## [GIVEN EXERCISE]
Begin with the line containing "Clone this chart in matplotlib." and end with the line containing "label='Specimen No.3', zorder=5)". Give those lines again exactly, leaving out the images.

## [SOURCE RECORDS]
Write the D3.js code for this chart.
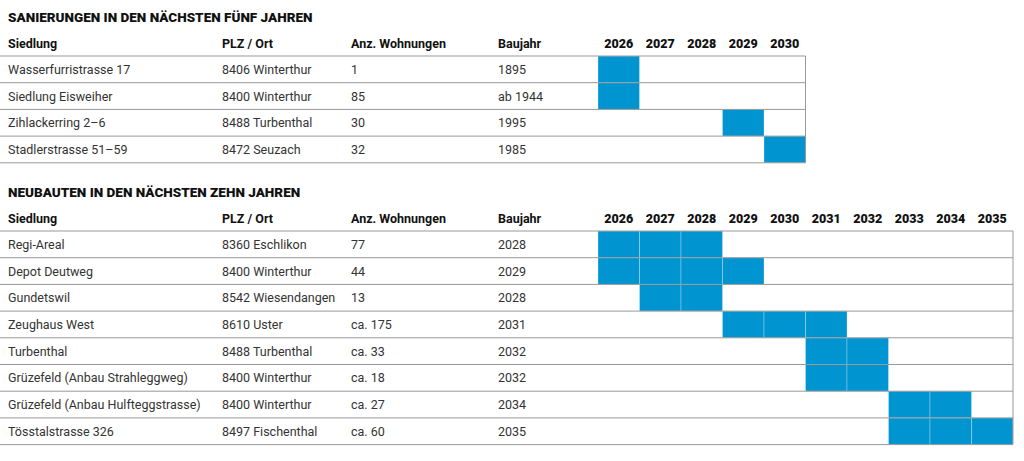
...
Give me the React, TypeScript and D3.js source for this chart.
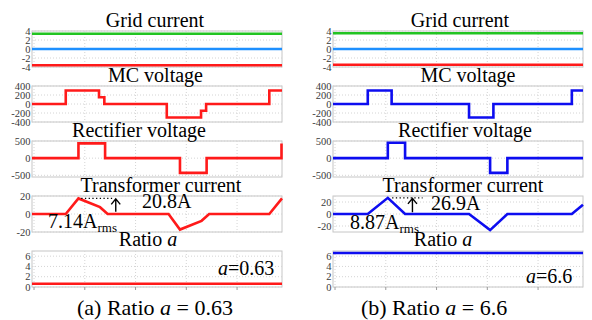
==
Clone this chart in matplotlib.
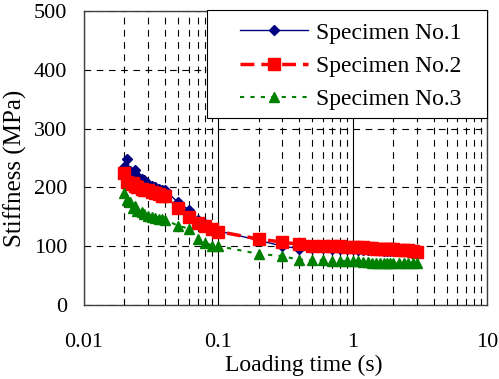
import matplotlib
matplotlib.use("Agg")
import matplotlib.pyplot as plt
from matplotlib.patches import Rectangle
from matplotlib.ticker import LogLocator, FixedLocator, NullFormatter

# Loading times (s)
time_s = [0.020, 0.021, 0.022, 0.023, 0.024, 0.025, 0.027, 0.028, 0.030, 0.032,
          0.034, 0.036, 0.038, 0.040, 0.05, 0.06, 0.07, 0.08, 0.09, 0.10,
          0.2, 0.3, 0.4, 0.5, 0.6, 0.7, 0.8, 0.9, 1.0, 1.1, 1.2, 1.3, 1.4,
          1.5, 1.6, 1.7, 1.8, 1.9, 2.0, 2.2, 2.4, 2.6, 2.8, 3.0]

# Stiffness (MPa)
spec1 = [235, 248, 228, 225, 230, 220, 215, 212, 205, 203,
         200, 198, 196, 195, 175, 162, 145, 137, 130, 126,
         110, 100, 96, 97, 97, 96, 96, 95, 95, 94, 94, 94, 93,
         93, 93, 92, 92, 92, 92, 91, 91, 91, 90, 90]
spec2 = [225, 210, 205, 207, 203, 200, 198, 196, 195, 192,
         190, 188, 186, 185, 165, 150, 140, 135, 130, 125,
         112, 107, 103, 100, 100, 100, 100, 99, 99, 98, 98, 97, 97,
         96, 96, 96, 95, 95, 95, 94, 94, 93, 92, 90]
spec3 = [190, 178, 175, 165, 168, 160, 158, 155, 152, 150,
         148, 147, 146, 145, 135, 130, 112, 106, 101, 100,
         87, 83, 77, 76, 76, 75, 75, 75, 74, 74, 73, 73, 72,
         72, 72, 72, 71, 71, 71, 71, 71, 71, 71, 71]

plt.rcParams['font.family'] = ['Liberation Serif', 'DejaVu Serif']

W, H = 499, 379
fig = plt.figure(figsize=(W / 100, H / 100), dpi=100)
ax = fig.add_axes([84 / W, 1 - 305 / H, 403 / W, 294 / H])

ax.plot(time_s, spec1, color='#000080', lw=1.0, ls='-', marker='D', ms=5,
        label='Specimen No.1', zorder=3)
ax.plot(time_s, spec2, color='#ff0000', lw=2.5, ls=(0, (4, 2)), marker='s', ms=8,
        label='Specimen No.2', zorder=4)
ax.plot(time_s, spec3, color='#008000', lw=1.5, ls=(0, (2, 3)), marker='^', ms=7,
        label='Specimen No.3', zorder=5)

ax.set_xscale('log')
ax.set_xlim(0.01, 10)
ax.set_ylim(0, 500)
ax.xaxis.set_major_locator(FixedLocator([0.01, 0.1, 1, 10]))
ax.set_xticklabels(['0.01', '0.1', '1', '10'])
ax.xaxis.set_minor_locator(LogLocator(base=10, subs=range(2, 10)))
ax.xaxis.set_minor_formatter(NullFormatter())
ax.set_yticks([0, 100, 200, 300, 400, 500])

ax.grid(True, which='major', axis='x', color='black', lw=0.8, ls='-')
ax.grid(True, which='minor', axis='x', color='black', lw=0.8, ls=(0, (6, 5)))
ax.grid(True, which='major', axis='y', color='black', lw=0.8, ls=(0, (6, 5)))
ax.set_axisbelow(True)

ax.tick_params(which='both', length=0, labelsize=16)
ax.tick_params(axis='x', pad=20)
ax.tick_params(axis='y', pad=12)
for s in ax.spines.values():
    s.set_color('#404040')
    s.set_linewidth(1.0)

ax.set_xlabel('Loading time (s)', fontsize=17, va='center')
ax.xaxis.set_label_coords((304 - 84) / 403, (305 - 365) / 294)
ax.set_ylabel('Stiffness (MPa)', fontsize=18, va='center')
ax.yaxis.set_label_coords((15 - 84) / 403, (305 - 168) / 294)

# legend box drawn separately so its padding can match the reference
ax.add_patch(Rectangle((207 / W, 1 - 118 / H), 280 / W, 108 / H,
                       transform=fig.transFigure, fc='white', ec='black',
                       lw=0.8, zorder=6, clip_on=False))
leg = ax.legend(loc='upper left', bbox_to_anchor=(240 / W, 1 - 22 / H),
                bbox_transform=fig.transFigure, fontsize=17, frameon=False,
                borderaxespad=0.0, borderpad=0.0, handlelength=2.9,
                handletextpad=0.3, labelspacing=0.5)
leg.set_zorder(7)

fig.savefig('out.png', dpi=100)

## [RESULT OF THIS TASK]
Clone this chart in matplotlib.
import matplotlib
matplotlib.use("Agg")
import matplotlib.pyplot as plt
from matplotlib.patches import Rectangle
from matplotlib.ticker import LogLocator, FixedLocator, NullFormatter

# Loading times (s)
time_s = [0.020, 0.021, 0.022, 0.023, 0.024, 0.025, 0.027, 0.028, 0.030, 0.032,
          0.034, 0.036, 0.038, 0.040, 0.05, 0.06, 0.07, 0.08, 0.09, 0.10,
          0.2, 0.3, 0.4, 0.5, 0.6, 0.7, 0.8, 0.9, 1.0, 1.1, 1.2, 1.3, 1.4,
          1.5, 1.6, 1.7, 1.8, 1.9, 2.0, 2.2, 2.4, 2.6, 2.8, 3.0]

# Stiffness (MPa)
spec1 = [235, 248, 228, 225, 230, 220, 215, 212, 205, 203,
         200, 198, 196, 195, 175, 162, 145, 137, 130, 126,
         110, 100, 96, 97, 97, 96, 96, 95, 95, 94, 94, 94, 93,
         93, 93, 92, 92, 92, 92, 91, 91, 91, 90, 90]
spec2 = [225, 210, 205, 207, 203, 200, 198, 196, 195, 192,
         190, 188, 186, 185, 165, 150, 140, 135, 130, 125,
         112, 107, 103, 100, 100, 100, 100, 99, 99, 98, 98, 97, 97,
         96, 96, 96, 95, 95, 95, 94, 94, 93, 92, 90]
spec3 = [190, 178, 175, 165, 168, 160, 158, 155, 152, 150,
         148, 147, 146, 145, 135, 130, 112, 106, 101, 100,
         87, 83, 77, 76, 76, 75, 75, 75, 74, 74, 73, 73, 72,
         72, 72, 72, 71, 71, 71, 71, 71, 71, 71, 71]

plt.rcParams['font.family'] = ['Liberation Serif', 'DejaVu Serif']

W, H = 499, 379
fig = plt.figure(figsize=(W / 100, H / 100), dpi=100)
ax = fig.add_axes([84 / W, 1 - 305 / H, 403 / W, 294 / H])

ax.plot(time_s, spec1, color='#000080', lw=1.0, ls='-', marker='D', ms=5,
        label='Specimen No.1', zorder=3)
ax.plot(time_s, spec2, color='#ff0000', lw=2.5, ls=(0, (4, 2)), marker='s', ms=8,
        label='Specimen No.2', zorder=4)
ax.plot(time_s, spec3, color='#008000', lw=1.5, ls=(0, (2, 3)), marker='^', ms=7,
        label='Specimen No.3', zorder=5)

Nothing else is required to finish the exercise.